Eight additional AFP officers will soon be sent to Afghanistan to help in a reinvigorated NATO-led coalition effort to contain a booming opium economy. They will be joining four colleagues already deployed under a $47million program over two years to strengthen efforts to bring stability and a measure of law and order to the country.
"The AFP has been providing expertise in counter-narcotics and police capacity development in Afghanistan since October last year," Home Affairs Minister Bob Debus said yesterday. "The additional members will provide high-level advice to the National Police of Afghanistan and act in advisory roles with the counter-narcotics police of Afghanistan. More than 90 per cent of the world's opium is cultivated in Afghanistan and, according to the UN, poppy production continues to increase."

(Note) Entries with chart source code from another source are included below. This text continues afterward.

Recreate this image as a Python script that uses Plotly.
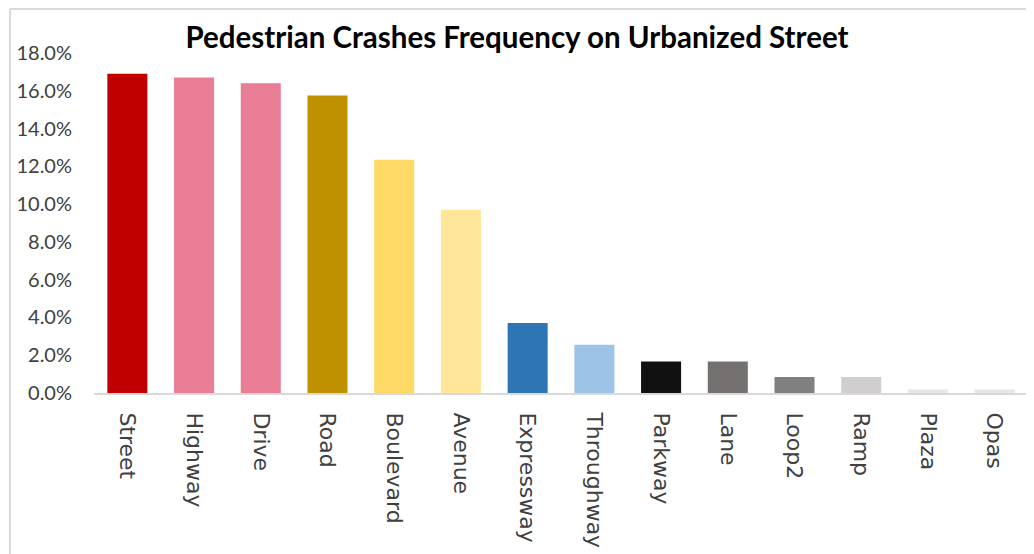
import plotly.graph_objects as go

categories = ["Street", "Highway", "Drive", "Road", "Boulevard", "Avenue", "Expressway",
              "Throughway", "Parkway", "Lane", "Loop2", "Ramp", "Plaza", "Opas"]
share_pct = [16.9, 16.7, 16.4, 15.75, 12.35, 9.7, 3.7, 2.55, 1.67, 1.67, 0.85, 0.85, 0.19, 0.19]
bar_colors = ["#C00000", "#E87D95", "#E87D95", "#BF9000", "#FFD966", "#FFE699", "#2E75B6",
              "#9DC3E6", "#111111", "#767171", "#808080", "#D0CECE", "#E7E6E6", "#E7E6E6"]
y_ticks = list(range(0, 19, 2))
y_ticktext = [f"{v:.1f}%" for v in y_ticks]

# the page body has an 8px default margin, so the figure is drawn 8px in
OFF = 8
W, H = 1034 - OFF, 554 - OFF
ML, MR, MT, MB = 86, 6, 45, 161
pw, ph = W - ML - MR, H - MT - MB


def px_x(x):
    return (x - ML) / pw


def px_y(y):
    return (H - MB - y) / ph


fig = go.Figure(
    go.Bar(
        x=categories,
        y=share_pct,
        marker=dict(color=bar_colors, line=dict(width=0)),
        hovertemplate="%{x}: %{y:.1f}%<extra></extra>",
    )
)

fig.update_layout(
    width=W,
    height=H,
    margin=dict(l=ML, r=MR, t=MT, b=MB),
    paper_bgcolor="white",
    plot_bgcolor="white",
    bargap=0.4,
    showlegend=False,
    title=dict(
        text="<b>Pedestrian Crashes Frequency on Urbanized Street</b>",
        x=509 / W,
        xanchor="center",
        y=1 - 30 / H,
        yanchor="middle",
        font=dict(family="Lato", size=29.5, color="#000000"),
    ),
)

fig.update_yaxes(
    range=[0, 18],
    tickvals=y_ticks,
    ticktext=y_ticktext,
    showgrid=False,
    zeroline=False,
    showline=False,
    ticks="",
    ticklabelstandoff=21,
    tickfont=dict(family="Lato", size=20, color="#404040"),
)
fig.update_xaxes(
    tickangle=90,
    showgrid=False,
    showline=True,
    linecolor="#D9D9D9",
    linewidth=2,
    ticks="",
    ticklabelstandoff=13,
    tickfont=dict(family="DejaVu Sans", size=22, color="#404040"),
)

# chart border (top and left edges, as in the source screenshot)
border = dict(color="#D9D9D9", width=2)
fig.add_shape(type="line", xref="paper", yref="paper",
              x0=px_x(2), x1=px_x(W), y0=px_y(1), y1=px_y(1), line=border)
fig.add_shape(type="line", xref="paper", yref="paper",
              x0=px_x(2), x1=px_x(2), y0=px_y(1), y1=px_y(H), line=border)

fig.write_html("out.html")
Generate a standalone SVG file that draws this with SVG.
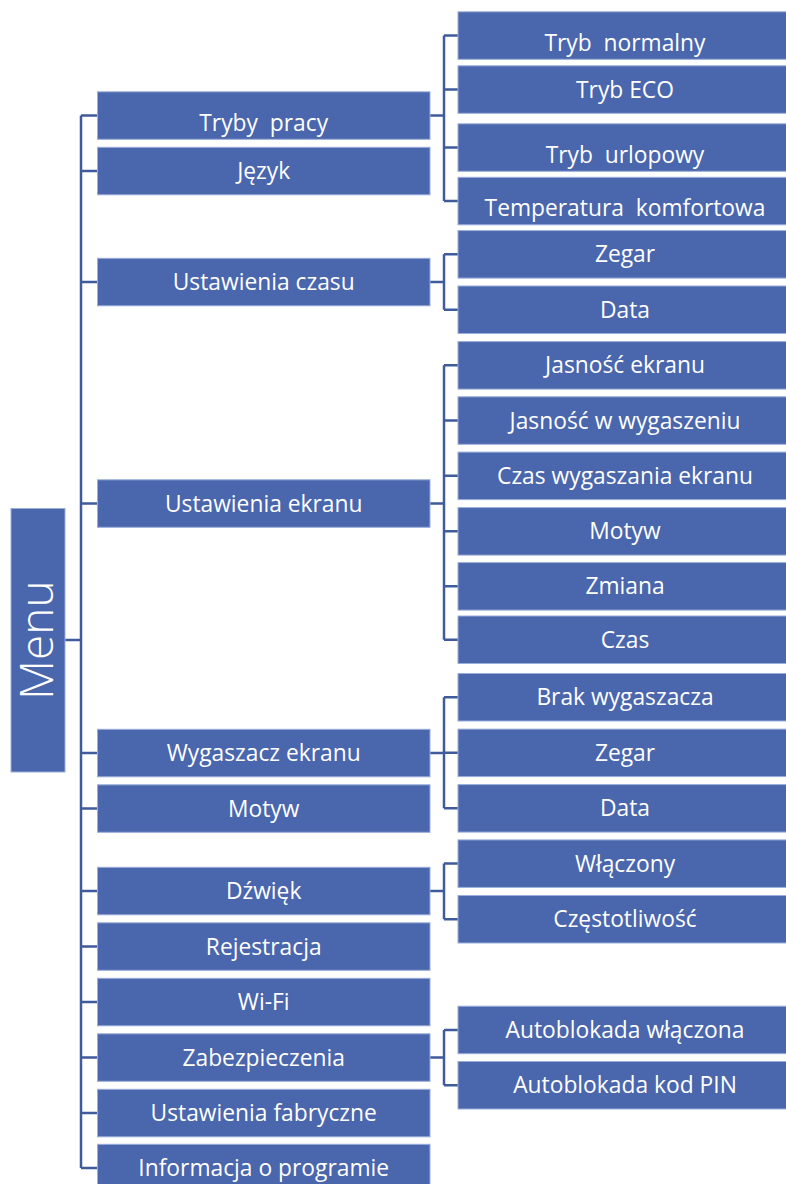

The extra 500 AFP officers fulfil a key Labor election promise to increase the agency's capacity to help tackle transnational crime and terrorism -- a package of measures costed at $192million. It follows a $20million package over four years designed to address AFP recruitment and retention announced earlier by the federal Government. It is expected the additional police resources will be phased in over five years, adding a mix of base-level recruits and experienced specialists.
The AFP receives $53.7million over two years to help develop East Timor's national police force, which is riven by ethnic divisions and is struggling with the legacy of a botched UN training regime involving a host of countries with a range of different standards and culture. Eighty AFP specialist trainers will be deployed in East Timor under a program that aims to help train an estimated 2000 local police to be located outside the capital Dili.
"Australia was quick to respond to security issues in East Timor following the attempted assassinations of the President of East Timor, Jose Ramos Horta, and Prime Minister Gusmao, including the deployment of AFP personnel," Mr Debus said. "The AFP continues to play a vital role in the UN mission in East Timor and this will provide a further opportunity for the AFP to contribute to the development of policing in East Timor."
The Australian Government's support for policing in the Pacific region was also boosted by the announcement yesterday of an $80million program. With Australia's main 550-strong combat force pulling out of Iraq, the focus is now on efforts to help strengthen that country's police force. The 2008-09 budget includes a $13.7million plan to help train 30 Iraqi police officers each year in Sydney over the next three years and a further 51 to undertake specialist forensic training.
"The program will give Iraqi police access to the specialist expertise of the AFP's forensic scientists and will focuson building a crime scene analysis system for the Iraqi Police Service," Mr Debus said.